> To be done
Restate the material word for word and leave out anything that is a picture.

---------- Available data

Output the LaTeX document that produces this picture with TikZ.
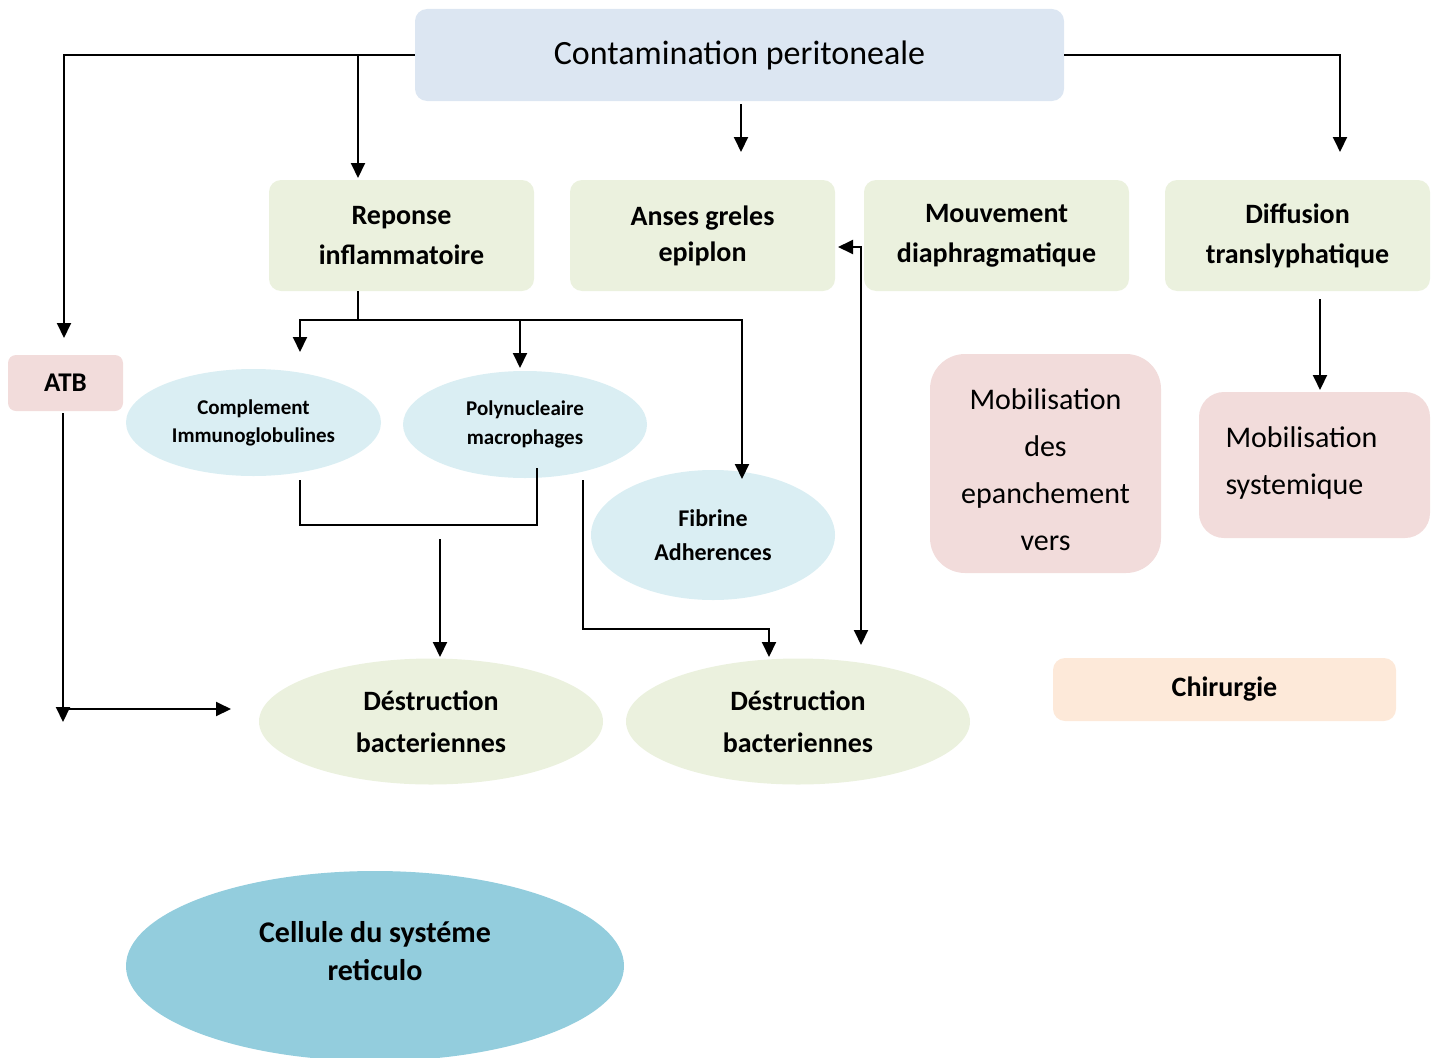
\documentclass[tikz,border=0pt]{standalone}
\usepackage{fontspec}
\setmainfont{Carlito}
\usetikzlibrary{arrows.meta,positioning,shapes.geometric}

\definecolor{topblue}{HTML}{DCE6F2}
\definecolor{palegreen}{HTML}{EBF1DE}
\definecolor{palepink}{HTML}{F2DCDB}
\definecolor{paleblue}{HTML}{DAEEF3}
\definecolor{paleorange}{HTML}{FDE9D9}
\definecolor{tealblue}{HTML}{93CDDD}

\begin{document}
\begin{tikzpicture}[
  x=1pt,y=-1pt,
  >={Triangle[length=15pt,width=14pt]},
  link/.style={line width=2pt},
  box/.style={rectangle,rounded corners=12pt,inner sep=0pt,align=center},
  stagebox/.style={box,fill=palegreen,minimum width=265pt,minimum height=111pt,
    font=\fontsize{28}{40}\selectfont\bfseries},
  mobbox/.style={box,fill=palepink,font=\fontsize{30}{47}\selectfont},
  cellbox/.style={ellipse,inner sep=0pt,align=center,fill=paleblue,
    minimum width=244pt,font=\fontsize{21}{28}\selectfont\bfseries},
  killbox/.style={ellipse,inner sep=0pt,align=center,fill=palegreen,
    minimum width=344pt,minimum height=126pt,font=\fontsize{28}{42}\selectfont\bfseries}
]
  \useasboundingbox (0,0) rectangle (1439,1057);

  \node[box,fill=topblue,minimum width=649pt,minimum height=92pt,
    font=\fontsize{34}{40}\selectfont] (cont) at (739.5,55) {Contamination peritoneale};

  \node[stagebox] (repo) at (401.5,235.5) {Reponse\\inflammatoire};
  \node[stagebox,font=\fontsize{28}{36}\selectfont\bfseries] (anses) at (702.5,235.5) {Anses greles\\epiplon};
  \node[stagebox] (mouv) at (996.5,235.5) {Mouvement\\diaphragmatique};
  \node[stagebox] (diff) at (1297.5,235.5) {Diffusion\\translyphatique};

  \node[box,rounded corners=8pt,fill=palepink,minimum width=115pt,minimum height=56pt,
    font=\fontsize{27}{30}\selectfont\bfseries] (atb) at (65.5,383) {ATB};

  \node[cellbox,minimum width=255pt,minimum height=107pt] (compl) at (253.5,422.5) {Complement\\Immunoglobulines};
  \node[cellbox,minimum height=107pt,font=\fontsize{21}{29}\selectfont\bfseries] (poly) at (525,424.5) {Polynucleaire\\macrophages};
  \node[cellbox,minimum height=130pt,font=\fontsize{24}{34}\selectfont\bfseries] (fibr) at (713,535) {Fibrine\\Adherences};

  \node[mobbox,rounded corners=35pt,minimum width=231pt,minimum height=219pt] (mobdes) at (1045.5,463.5)
    {\mbox{}\\[-14pt]Mobilisation\\des\\epanchement\\vers};
  \node[mobbox,rounded corners=25pt,minimum width=231pt,minimum height=146pt,align=left,
    text width=178pt] (mobsys) at (1314.5,465)
    {Mobilisation\\systemique\\[-39pt]\mbox{}};

  \node[killbox] (destrA) at (431,721.5) {Déstruction\\bacteriennes};
  \node[killbox] (destrB) at (798,721.5) {Déstruction\\bacteriennes};

  \node[box,fill=paleorange,minimum width=343pt,minimum height=63pt,
    font=\fontsize{28}{30}\selectfont\bfseries] (chir) at (1224.5,689.5) {Chirurgie};

  \node[ellipse,inner sep=0pt,align=center,fill=tealblue,minimum width=498pt,minimum height=190pt,
    font=\fontsize{30}{38}\selectfont\bfseries] (reti) at (375,966) {Cellule du systéme\\reticulo\\[-8pt]\mbox{}};

  % free ends of the connectors
  \coordinate (atbin) at (64,338);
  \coordinate (repoin) at (358,178);
  \coordinate (contout) at (741,104);
  \coordinate (ansesin) at (741,152);
  \coordinate (diffin) at (1340,152);
  \coordinate (split) at (358,320);
  \coordinate (complin) at (300,352);
  \coordinate (polyin) at (520,368);
  \coordinate (fibrin) at (742,479);
  \coordinate (ansesback) at (838,247);
  \coordinate (destrBup) at (861,645);
  \coordinate (diffout) at (1320,299);
  \coordinate (mobsysin) at (1320,390);
  \coordinate (atbout) at (63,413);
  \coordinate (atbdown) at (63,722);
  \coordinate (atbturn) at (63,709);
  \coordinate (destrAleft) at (231,709);
  \coordinate (complout) at (300,480);
  \coordinate (polyout) at (537,468);
  \coordinate (merge) at (537,525);
  \coordinate (mergeout) at (440,539);
  \coordinate (destrAin) at (440,657);
  \coordinate (polyout2) at (583,480);
  \coordinate (polyturn) at (583,629);
  \coordinate (destrBin) at (769,657);

  \draw[link,->] (cont.west) -| (atbin);
  \draw[link,->] (cont.west -| repoin) -- (repoin);
  \draw[link,->] (contout) -- (ansesin);
  \draw[link,->] (cont.east) -| (diffin);

  \draw[link] (split |- repo.south) -- (split);
  \draw[link,->] (split) -| (complin);
  \draw[link,->] (split) -| (fibrin);
  \draw[link,->] (split -| polyin) -- (polyin);

  \draw[link,<->] (ansesback) -| (destrBup);
  \draw[link,->] (diffout) -- (mobsysin);

  \draw[link,->] (atbout) -- (atbdown);
  \draw[link,->] (atbturn) -- (destrAleft);

  \draw[link] (complout) |- (merge) -- (polyout);
  \draw[link,->] (mergeout) -- (destrAin);
  \draw[link,->] (polyout2) -- (polyturn) -| (destrBin);
\end{tikzpicture}
\end{document}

--------------------

> Answer to this problem
Output the LaTeX document that produces this picture with TikZ.
\documentclass[tikz,border=0pt]{standalone}
\usepackage{fontspec}
\setmainfont{Carlito}
\usetikzlibrary{arrows.meta,positioning,shapes.geometric}

\definecolor{topblue}{HTML}{DCE6F2}
\definecolor{palegreen}{HTML}{EBF1DE}
\definecolor{palepink}{HTML}{F2DCDB}
\definecolor{paleblue}{HTML}{DAEEF3}
\definecolor{paleorange}{HTML}{FDE9D9}
\definecolor{tealblue}{HTML}{93CDDD}

\begin{document}
\begin{tikzpicture}[
  x=1pt,y=-1pt,
  >={Triangle[length=15pt,width=14pt]},
  link/.style={line width=2pt},
  box/.style={rectangle,rounded corners=12pt,inner sep=0pt,align=center},
  stagebox/.style={box,fill=palegreen,minimum width=265pt,minimum height=111pt,
    font=\fontsize{28}{40}\selectfont\bfseries},
  mobbox/.style={box,fill=palepink,font=\fontsize{30}{47}\selectfont},
  cellbox/.style={ellipse,inner sep=0pt,align=center,fill=paleblue,
    minimum width=244pt,font=\fontsize{21}{28}\selectfont\bfseries},
  killbox/.style={ellipse,inner sep=0pt,align=center,fill=palegreen,
    minimum width=344pt,minimum height=126pt,font=\fontsize{28}{42}\selectfont\bfseries}
]
  \useasboundingbox (0,0) rectangle (1439,1057);

  \node[box,fill=topblue,minimum width=649pt,minimum height=92pt,
    font=\fontsize{34}{40}\selectfont] (cont) at (739.5,55) {Contamination peritoneale};

  \node[stagebox] (repo) at (401.5,235.5) {Reponse\\inflammatoire};
  \node[stagebox,font=\fontsize{28}{36}\selectfont\bfseries] (anses) at (702.5,235.5) {Anses greles\\epiplon};
  \node[stagebox] (mouv) at (996.5,235.5) {Mouvement\\diaphragmatique};
  \node[stagebox] (diff) at (1297.5,235.5) {Diffusion\\translyphatique};

  \node[box,rounded corners=8pt,fill=palepink,minimum width=115pt,minimum height=56pt,
    font=\fontsize{27}{30}\selectfont\bfseries] (atb) at (65.5,383) {ATB};

  \node[cellbox,minimum width=255pt,minimum height=107pt] (compl) at (253.5,422.5) {Complement\\Immunoglobulines};
  \node[cellbox,minimum height=107pt,font=\fontsize{21}{29}\selectfont\bfseries] (poly) at (525,424.5) {Polynucleaire\\macrophages};
  \node[cellbox,minimum height=130pt,font=\fontsize{24}{34}\selectfont\bfseries] (fibr) at (713,535) {Fibrine\\Adherences};

  \node[mobbox,rounded corners=35pt,minimum width=231pt,minimum height=219pt] (mobdes) at (1045.5,463.5)
    {\mbox{}\\[-14pt]Mobilisation\\des\\epanchement\\vers};
  \node[mobbox,rounded corners=25pt,minimum width=231pt,minimum height=146pt,align=left,
    text width=178pt] (mobsys) at (1314.5,465)
    {Mobilisation\\systemique\\[-39pt]\mbox{}};

  \node[killbox] (destrA) at (431,721.5) {Déstruction\\bacteriennes};
  \node[killbox] (destrB) at (798,721.5) {Déstruction\\bacteriennes};

  \node[box,fill=paleorange,minimum width=343pt,minimum height=63pt,
    font=\fontsize{28}{30}\selectfont\bfseries] (chir) at (1224.5,689.5) {Chirurgie};

  \node[ellipse,inner sep=0pt,align=center,fill=tealblue,minimum width=498pt,minimum height=190pt,
    font=\fontsize{30}{38}\selectfont\bfseries] (reti) at (375,966) {Cellule du systéme\\reticulo\\[-8pt]\mbox{}};

  % free ends of the connectors
  \coordinate (atbin) at (64,338);
  \coordinate (repoin) at (358,178);
  \coordinate (contout) at (741,104);
  \coordinate (ansesin) at (741,152);
  \coordinate (diffin) at (1340,152);
  \coordinate (split) at (358,320);
  \coordinate (complin) at (300,352);
  \coordinate (polyin) at (520,368);
  \coordinate (fibrin) at (742,479);
  \coordinate (ansesback) at (838,247);
  \coordinate (destrBup) at (861,645);
  \coordinate (diffout) at (1320,299);
  \coordinate (mobsysin) at (1320,390);
  \coordinate (atbout) at (63,413);
  \coordinate (atbdown) at (63,722);
  \coordinate (atbturn) at (63,709);
  \coordinate (destrAleft) at (231,709);
  \coordinate (complout) at (300,480);
  \coordinate (polyout) at (537,468);
  \coordinate (merge) at (537,525);
  \coordinate (mergeout) at (440,539);
  \coordinate (destrAin) at (440,657);
  \coordinate (polyout2) at (583,480);
  \coordinate (polyturn) at (583,629);
  \coordinate (destrBin) at (769,657);

  \draw[link,->] (cont.west) -| (atbin);
  \draw[link,->] (cont.west -| repoin) -- (repoin);
  \draw[link,->] (contout) -- (ansesin);
  \draw[link,->] (cont.east) -| (diffin);

  \draw[link] (split |- repo.south) -- (split);
  \draw[link,->] (split) -| (complin);
  \draw[link,->] (split) -| (fibrin);
  \draw[link,->] (split -| polyin) -- (polyin);

  \draw[link,<->] (ansesback) -| (destrBup);
  \draw[link,->] (diffout) -- (mobsysin);

  \draw[link,->] (atbout) -- (atbdown);
  \draw[link,->] (atbturn) -- (destrAleft);

  \draw[link] (complout) |- (merge) -- (polyout);
  \draw[link,->] (mergeout) -- (destrAin);
  \draw[link,->] (polyout2) -- (polyturn) -| (destrBin);
\end{tikzpicture}
\end{document}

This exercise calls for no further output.